The index cards making up this database were extracted from original civil registration records of marriages by ARFIDO, an association of French research and genealogy. Records cover the years 1800-1915 for the city of Marseilles, France’s oldest city and one of the country’s (and the Mediterranean’s) most important ports.
There are nearly 420,000 marriage records represented in this database. While this is a significant amount of records, it does not necessarily cover all marriage records in existence for this time and place.

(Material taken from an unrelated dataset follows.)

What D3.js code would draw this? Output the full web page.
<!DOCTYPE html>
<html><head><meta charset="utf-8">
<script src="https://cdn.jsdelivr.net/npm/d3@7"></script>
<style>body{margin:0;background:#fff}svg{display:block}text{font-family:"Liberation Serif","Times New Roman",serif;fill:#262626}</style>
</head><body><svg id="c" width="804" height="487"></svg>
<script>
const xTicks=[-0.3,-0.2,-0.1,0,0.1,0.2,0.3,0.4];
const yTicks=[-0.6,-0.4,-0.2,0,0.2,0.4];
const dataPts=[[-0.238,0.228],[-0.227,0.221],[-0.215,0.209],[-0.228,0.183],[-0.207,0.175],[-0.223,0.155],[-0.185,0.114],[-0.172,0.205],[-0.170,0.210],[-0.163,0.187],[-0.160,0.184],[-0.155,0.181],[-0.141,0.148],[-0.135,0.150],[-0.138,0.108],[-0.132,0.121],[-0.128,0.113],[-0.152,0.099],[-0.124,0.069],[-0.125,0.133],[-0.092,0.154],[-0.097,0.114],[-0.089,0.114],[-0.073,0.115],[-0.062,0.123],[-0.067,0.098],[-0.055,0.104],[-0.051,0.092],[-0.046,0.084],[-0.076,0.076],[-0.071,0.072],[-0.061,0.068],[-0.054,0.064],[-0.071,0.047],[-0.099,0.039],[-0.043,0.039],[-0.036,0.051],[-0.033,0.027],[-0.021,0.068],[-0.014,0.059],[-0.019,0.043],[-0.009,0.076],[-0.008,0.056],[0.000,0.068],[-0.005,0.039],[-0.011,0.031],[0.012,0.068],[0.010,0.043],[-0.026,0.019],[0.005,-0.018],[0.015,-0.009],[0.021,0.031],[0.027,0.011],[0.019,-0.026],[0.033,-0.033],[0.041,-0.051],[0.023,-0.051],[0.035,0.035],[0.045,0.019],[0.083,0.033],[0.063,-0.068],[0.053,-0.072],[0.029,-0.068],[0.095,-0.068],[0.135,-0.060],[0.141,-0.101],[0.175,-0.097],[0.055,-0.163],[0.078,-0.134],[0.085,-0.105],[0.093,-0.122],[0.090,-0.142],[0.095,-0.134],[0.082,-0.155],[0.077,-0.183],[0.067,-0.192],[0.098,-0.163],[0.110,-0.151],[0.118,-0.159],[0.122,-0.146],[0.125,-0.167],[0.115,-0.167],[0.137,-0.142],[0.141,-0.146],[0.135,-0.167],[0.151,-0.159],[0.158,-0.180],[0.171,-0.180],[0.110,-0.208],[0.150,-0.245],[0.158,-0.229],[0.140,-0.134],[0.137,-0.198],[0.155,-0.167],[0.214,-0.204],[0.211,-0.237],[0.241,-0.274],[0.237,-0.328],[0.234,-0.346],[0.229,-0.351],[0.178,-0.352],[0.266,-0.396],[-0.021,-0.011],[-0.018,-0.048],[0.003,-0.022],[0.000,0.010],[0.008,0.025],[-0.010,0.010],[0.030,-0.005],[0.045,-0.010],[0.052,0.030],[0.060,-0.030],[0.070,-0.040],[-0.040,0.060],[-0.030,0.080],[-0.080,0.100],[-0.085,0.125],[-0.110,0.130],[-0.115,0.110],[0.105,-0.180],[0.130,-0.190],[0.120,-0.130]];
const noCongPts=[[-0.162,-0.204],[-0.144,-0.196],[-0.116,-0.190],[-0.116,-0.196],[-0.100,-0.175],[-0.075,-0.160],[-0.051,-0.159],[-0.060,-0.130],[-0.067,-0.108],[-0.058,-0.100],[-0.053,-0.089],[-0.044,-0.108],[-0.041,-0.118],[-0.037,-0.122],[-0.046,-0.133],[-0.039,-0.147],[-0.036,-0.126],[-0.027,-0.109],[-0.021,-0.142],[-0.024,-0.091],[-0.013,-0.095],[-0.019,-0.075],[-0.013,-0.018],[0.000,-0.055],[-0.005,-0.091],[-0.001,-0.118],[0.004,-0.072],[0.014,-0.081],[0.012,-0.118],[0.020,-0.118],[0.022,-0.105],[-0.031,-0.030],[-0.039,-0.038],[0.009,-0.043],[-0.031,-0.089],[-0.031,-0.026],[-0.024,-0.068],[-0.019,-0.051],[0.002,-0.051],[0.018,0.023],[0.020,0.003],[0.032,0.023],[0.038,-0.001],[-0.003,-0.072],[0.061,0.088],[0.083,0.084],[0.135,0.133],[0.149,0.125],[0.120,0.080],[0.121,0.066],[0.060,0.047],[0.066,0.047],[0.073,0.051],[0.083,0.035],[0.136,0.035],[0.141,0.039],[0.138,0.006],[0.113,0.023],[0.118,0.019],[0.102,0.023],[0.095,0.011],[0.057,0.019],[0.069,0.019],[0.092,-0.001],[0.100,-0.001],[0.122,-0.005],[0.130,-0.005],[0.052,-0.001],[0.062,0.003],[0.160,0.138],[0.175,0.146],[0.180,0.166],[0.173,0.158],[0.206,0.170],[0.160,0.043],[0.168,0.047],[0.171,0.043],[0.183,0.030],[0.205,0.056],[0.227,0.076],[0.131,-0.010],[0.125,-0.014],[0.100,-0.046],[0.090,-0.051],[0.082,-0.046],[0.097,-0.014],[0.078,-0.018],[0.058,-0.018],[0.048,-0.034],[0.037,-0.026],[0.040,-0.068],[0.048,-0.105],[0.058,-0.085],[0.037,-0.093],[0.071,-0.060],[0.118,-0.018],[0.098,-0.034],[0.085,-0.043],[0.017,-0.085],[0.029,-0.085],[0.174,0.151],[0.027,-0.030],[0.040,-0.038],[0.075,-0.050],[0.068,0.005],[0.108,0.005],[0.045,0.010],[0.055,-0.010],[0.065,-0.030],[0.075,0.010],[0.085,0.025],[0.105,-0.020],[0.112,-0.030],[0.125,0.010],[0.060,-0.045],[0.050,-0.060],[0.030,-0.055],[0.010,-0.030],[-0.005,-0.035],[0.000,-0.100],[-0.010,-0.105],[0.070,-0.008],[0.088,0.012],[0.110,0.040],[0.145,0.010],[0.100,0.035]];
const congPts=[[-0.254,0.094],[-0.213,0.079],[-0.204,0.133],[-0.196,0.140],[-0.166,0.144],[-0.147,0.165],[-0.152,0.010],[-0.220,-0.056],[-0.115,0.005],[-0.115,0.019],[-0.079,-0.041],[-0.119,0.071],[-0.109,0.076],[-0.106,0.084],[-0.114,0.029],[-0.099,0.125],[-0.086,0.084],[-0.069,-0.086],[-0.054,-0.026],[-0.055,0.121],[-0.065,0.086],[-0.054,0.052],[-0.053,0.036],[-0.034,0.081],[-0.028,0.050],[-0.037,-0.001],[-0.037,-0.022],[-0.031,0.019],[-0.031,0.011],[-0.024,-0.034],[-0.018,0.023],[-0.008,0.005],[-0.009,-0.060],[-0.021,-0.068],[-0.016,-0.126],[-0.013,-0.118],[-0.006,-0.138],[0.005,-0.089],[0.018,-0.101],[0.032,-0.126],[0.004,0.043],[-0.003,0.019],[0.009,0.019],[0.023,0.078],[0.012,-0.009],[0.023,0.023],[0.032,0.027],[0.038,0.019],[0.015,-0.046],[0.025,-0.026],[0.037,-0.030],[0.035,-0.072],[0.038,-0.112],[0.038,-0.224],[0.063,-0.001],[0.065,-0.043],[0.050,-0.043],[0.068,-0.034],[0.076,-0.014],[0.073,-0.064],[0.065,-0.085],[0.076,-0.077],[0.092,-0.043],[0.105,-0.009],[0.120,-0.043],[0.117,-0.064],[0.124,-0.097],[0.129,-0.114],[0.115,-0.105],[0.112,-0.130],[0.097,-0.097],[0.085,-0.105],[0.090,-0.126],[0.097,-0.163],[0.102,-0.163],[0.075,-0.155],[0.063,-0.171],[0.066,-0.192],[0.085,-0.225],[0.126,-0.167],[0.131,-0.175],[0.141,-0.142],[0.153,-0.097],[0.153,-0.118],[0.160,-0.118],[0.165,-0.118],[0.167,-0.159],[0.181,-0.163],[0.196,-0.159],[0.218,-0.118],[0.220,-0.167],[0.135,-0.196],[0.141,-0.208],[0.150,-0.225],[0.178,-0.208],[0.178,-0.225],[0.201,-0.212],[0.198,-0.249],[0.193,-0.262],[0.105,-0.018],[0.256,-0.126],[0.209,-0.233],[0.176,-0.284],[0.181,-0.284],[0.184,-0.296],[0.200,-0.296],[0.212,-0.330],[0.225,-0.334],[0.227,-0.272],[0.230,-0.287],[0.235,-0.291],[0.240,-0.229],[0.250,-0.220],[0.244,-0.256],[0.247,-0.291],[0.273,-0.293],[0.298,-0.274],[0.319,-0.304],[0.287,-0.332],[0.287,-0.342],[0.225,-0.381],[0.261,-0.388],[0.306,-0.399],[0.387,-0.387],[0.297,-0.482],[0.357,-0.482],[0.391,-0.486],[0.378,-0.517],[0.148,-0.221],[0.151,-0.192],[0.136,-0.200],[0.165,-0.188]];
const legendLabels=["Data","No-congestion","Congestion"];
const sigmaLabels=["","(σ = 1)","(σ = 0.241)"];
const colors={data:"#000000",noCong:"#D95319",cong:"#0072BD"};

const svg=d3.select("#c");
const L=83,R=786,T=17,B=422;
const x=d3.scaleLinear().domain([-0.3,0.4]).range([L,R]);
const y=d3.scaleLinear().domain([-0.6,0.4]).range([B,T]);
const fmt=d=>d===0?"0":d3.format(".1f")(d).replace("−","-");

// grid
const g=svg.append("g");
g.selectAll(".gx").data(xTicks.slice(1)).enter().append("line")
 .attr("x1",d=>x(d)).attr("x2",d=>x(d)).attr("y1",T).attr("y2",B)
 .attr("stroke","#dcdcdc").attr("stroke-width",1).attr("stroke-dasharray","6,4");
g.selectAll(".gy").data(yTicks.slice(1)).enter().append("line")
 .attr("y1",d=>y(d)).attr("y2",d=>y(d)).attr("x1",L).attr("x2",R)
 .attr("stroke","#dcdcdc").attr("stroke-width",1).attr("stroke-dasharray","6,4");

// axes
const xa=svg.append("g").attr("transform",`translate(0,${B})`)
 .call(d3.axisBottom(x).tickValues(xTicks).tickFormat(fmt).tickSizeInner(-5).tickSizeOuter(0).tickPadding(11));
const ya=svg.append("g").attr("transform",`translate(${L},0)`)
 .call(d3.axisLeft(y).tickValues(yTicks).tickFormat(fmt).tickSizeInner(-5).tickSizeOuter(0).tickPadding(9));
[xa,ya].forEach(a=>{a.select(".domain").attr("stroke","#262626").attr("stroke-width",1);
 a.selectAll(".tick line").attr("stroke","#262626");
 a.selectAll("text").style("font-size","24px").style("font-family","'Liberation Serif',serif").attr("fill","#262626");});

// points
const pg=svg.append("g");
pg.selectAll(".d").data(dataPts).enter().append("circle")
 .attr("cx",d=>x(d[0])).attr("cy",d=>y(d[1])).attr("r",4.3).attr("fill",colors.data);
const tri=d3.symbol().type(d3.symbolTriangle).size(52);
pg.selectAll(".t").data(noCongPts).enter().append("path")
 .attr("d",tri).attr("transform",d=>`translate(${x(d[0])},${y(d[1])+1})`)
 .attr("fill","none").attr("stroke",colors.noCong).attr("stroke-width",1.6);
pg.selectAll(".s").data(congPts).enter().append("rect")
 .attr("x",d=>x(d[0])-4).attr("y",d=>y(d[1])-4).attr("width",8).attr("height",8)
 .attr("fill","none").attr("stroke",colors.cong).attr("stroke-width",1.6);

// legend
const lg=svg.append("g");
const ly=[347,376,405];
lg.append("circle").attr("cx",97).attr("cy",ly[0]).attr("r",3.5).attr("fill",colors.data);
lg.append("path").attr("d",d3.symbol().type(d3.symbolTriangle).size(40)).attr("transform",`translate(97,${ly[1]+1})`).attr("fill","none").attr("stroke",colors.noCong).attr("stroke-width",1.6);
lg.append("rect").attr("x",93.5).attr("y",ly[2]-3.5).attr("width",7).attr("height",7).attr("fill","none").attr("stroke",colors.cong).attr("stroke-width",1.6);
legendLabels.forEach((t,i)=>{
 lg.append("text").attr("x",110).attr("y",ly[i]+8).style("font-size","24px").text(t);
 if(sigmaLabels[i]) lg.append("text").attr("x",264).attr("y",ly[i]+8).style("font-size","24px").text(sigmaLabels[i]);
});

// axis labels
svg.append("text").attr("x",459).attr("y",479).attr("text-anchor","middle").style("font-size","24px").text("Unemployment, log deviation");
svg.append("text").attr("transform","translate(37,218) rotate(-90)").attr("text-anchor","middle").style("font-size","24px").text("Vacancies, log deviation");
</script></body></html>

Information from the original civil registration records were transcribed, or copied by hand, onto pre-printed extraction forms. Information listed on these forms may include:
- Names of husband and wife
- Marriage date
- Birthplaces of husband and wife
- Birth dates of husband and wife
- Names of parents
- Names of former spouses
Government civil registration was instituted in France in 1792. Both Catholic and Protestant church records began being kept in the mid-1500s. Church records, therefore, are especially important for genealogical research before 1792.
After 1792 marriages had to be performed civilly before they could be performed in a church. Marriages were usually performed in the town or parish of the bride’s residence.
Where to go from here:
Use the information found in this database to obtain a copy of an original marriage record. Original records include marriage certificates, marriage banns, and marriage registers (both civil and ecclesiastical).
For years where both church and civil records are available, you will likely want to obtain copies of both record types, as the information provided in each may be different. Marriage records may list details about the bride and groom such as their residences, occupations, birth information, ages, parents’ names, and even grandparents’ names. The difference in the information provided will vary according to whether the record is civil or ecclesiastical, as well as the time period in which the record was created.